Regulations are significant purveyor of monopolies and can be antithetical to consumer preferences. Businesses are incentivized to lobby government officials to institute barriers to entry in their industry. Corporations seek dominate market share, but this can often be more easily achieved through government enforced patents, regulations, and supply constraints, rather than creating the undisputable best product or service. The biggest campaign donors are the main drivers of consumer incentives as politicians govern at the will of their favorite corporate financier. The defense contractors, financial institutions and big tech companies are far more influential of policy than your average voting bloc. The federal agencies that regulate consumer products are all but controlled by the largest pharmaceutical and food processors. These companies determine what is safe for public consumption through the revolving door of regulator and regulated. The media used to be another gatekeeper of consumer protection, but they now have the same advertisers as the politicians. The health crisis in America is a direct result of the failure of government regulations and the preference for corporate interests over American’s health and safety.
Americans are free to make their own choices. They can choose the products they consume, refuse corporate monopolies, make good financial decisions, and lead happy lives. But what are they incentivized to do? The are inclined to live lethargic, unhealthy lives consuming carcinogenic products that encourage disease and sterilization. They are incentivized to finance every purchase with loads of unaffordable interest paid to institutions that assume zero risk of default. They are swayed into dependance on welfare and government programs that inevitably increase costs. In every aspect of their lives, they are persuaded to take the easy route that protects them from immediate pain and plagues them with unexpected long-term sickness and indebtedness. The powers that be cannot force compliance with every law, but they can incentivize behavior and decision making at a universal level. The damaging trends in this country are no accident. The arrangement of corporate and political interests that galvanize poor choices are enshrined in law, but they can just as easily be removed.
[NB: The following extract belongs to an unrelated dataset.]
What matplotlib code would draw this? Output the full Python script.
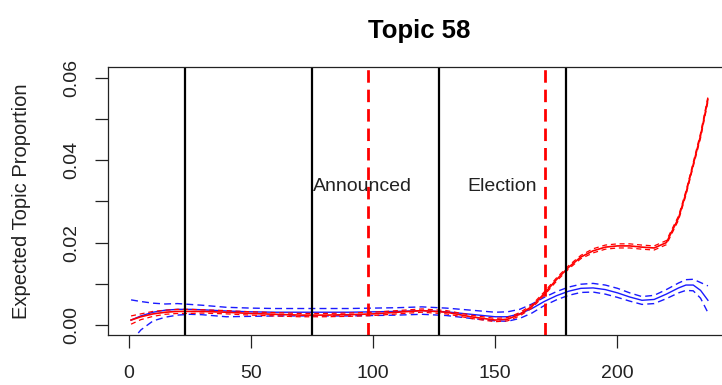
import numpy as np
import matplotlib
matplotlib.use("Agg")
import matplotlib.pyplot as plt

plt.rcParams['font.family'] = ['Liberation Sans', 'DejaVu Sans']

# time index at which values were read
days = [1, 5, 10, 15, 20, 25, 30, 40, 50, 60, 70, 80, 90, 100, 110, 120, 130,
        140, 150, 155, 160, 165, 170, 175, 180, 185, 190, 195, 200, 205, 210,
        215, 220, 225, 228, 231, 234, 237]

blue_mean = [0.0012, 0.0022, 0.0031, 0.0036, 0.0038, 0.0038, 0.0037, 0.0034,
             0.0032, 0.0031, 0.0031, 0.0031, 0.0031, 0.0032, 0.0033, 0.0035,
             0.0032, 0.0026, 0.0020, 0.0020, 0.0027, 0.0040, 0.0057, 0.0071,
             0.0082, 0.0089, 0.0090, 0.0086, 0.0078, 0.0068, 0.0060, 0.0062,
             0.0075, 0.0090, 0.0097, 0.0097, 0.0084, 0.0060]
blue_upper = [0.0061, 0.0057, 0.0053, 0.0051, 0.0052, 0.0050, 0.0048, 0.0043,
              0.0041, 0.0040, 0.0040, 0.0040, 0.0040, 0.0041, 0.0042, 0.0044,
              0.0041, 0.0036, 0.0031, 0.0032, 0.0038, 0.0051, 0.0067, 0.0081,
              0.0092, 0.0099, 0.0101, 0.0097, 0.0089, 0.0078, 0.0069, 0.0072,
              0.0086, 0.0102, 0.0110, 0.0111, 0.0103, 0.0095]
blue_lower = [-0.0040, -0.0012, 0.0010, 0.0019, 0.0024, 0.0026, 0.0025, 0.0020,
              0.0021, 0.0022, 0.0022, 0.0022, 0.0022, 0.0023, 0.0024, 0.0026,
              0.0023, 0.0016, 0.0010, 0.0009, 0.0016, 0.0029, 0.0047, 0.0061,
              0.0072, 0.0079, 0.0080, 0.0075, 0.0067, 0.0058, 0.0050, 0.0052,
              0.0064, 0.0078, 0.0084, 0.0083, 0.0065, 0.0030]

red_mean = [0.0012, 0.0020, 0.0027, 0.0031, 0.0033, 0.0033, 0.0033, 0.0031,
            0.0028, 0.0026, 0.0024, 0.0024, 0.0025, 0.0027, 0.0031, 0.0035,
            0.0031, 0.0020, 0.0012, 0.0014, 0.0026, 0.0045, 0.0076, 0.0110,
            0.0140, 0.0165, 0.0180, 0.0189, 0.0192, 0.0192, 0.0189, 0.0187,
            0.0200, 0.0260, 0.0320, 0.0390, 0.0460, 0.0548]
red_upper = [0.0022, 0.0027, 0.0033, 0.0036, 0.0038, 0.0038, 0.0037, 0.0035,
             0.0032, 0.0030, 0.0028, 0.0028, 0.0029, 0.0031, 0.0035, 0.0039,
             0.0035, 0.0024, 0.0016, 0.0018, 0.0030, 0.0049, 0.0080, 0.0114,
             0.0144, 0.0169, 0.0185, 0.0194, 0.0197, 0.0197, 0.0194, 0.0192,
             0.0205, 0.0265, 0.0325, 0.0395, 0.0466, 0.0554]
red_lower = [0.0002, 0.0013, 0.0021, 0.0026, 0.0028, 0.0028, 0.0029, 0.0027,
             0.0024, 0.0022, 0.0020, 0.0020, 0.0021, 0.0023, 0.0027, 0.0031,
             0.0027, 0.0016, 0.0008, 0.0010, 0.0022, 0.0041, 0.0072, 0.0106,
             0.0136, 0.0161, 0.0175, 0.0184, 0.0187, 0.0187, 0.0184, 0.0182,
             0.0195, 0.0255, 0.0315, 0.0385, 0.0454, 0.0542]

period_breaks = [23, 75, 127, 179]
events = [98, 170.5]
event_labels = ["Announced", "Election"]
event_label_x = [95.5, 153]
event_label_y = 0.0336

fig = plt.figure(figsize=(7.22, 3.85), dpi=100)
ax = fig.add_axes([108/722, 49.7/385, 623/722, 268.6/385])

ax.plot(days, blue_mean, color='#1a1aff', lw=1.0)
ax.plot(days, blue_upper, color='#1a1aff', lw=1.0, dashes=(5, 3))
ax.plot(days, blue_lower, color='#1a1aff', lw=1.0, dashes=(5, 3))
ax.plot(days, red_mean, color='red', lw=1.2)
ax.plot(days, red_upper, color='red', lw=0.9, dashes=(4, 3))
ax.plot(days, red_lower, color='red', lw=0.9, dashes=(4, 3))

for b in period_breaks:
    ax.axvline(b, color='black', lw=1.6)
for e in events:
    ax.axvline(e, color='red', lw=2.0, dashes=(4.5, 2.5))
for lab, lx in zip(event_labels, event_label_x):
    ax.text(lx, event_label_y, lab, ha='center', va='center', fontsize=14,
            color='#222222')

ax.set_xlim(-8.44, 246.44)
ax.set_ylim(-0.0025, 0.0627)
ax.set_xticks([0, 50, 100, 150, 200])
yt = [0.0, 0.01, 0.02, 0.03, 0.04, 0.05, 0.06]
ax.set_yticks(yt)
ax.set_yticklabels(['0.00', '', '0.02', '', '0.04', '', '0.06'])
ax.tick_params(axis='both', direction='out', length=9.4, width=0.9,
               labelsize=14, colors='#222222')
ax.tick_params(axis='x', pad=12)
ax.tick_params(axis='y', pad=10.5)
for lbl in ax.get_yticklabels():
    lbl.set_rotation(90)
    lbl.set_va('center')
for s in ax.spines.values():
    s.set_linewidth(0.9)
    s.set_color('#222222')

ax.set_title("Topic 58", fontsize=18.5, fontweight='bold', pad=21)
fig.text(22/722, 1 - 201.7/385, "Expected Topic Proportion", rotation=90,
         ha='center', va='center', fontsize=14.5, color='#222222')

fig.savefig("out.png", dpi=100)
The solution appears insurmountable yet it’s quite simple. Americans need to be educated in financial literacy, basic nutrition, and the identification of propaganda and advertising. There are many problems and shortfalls in this country but the ignorance of those three disciplines can create the most pain, and the expertise of those fields can generate the most prosperity.
There is a clear incentive to help and educate your fellow American, we all live in the same country.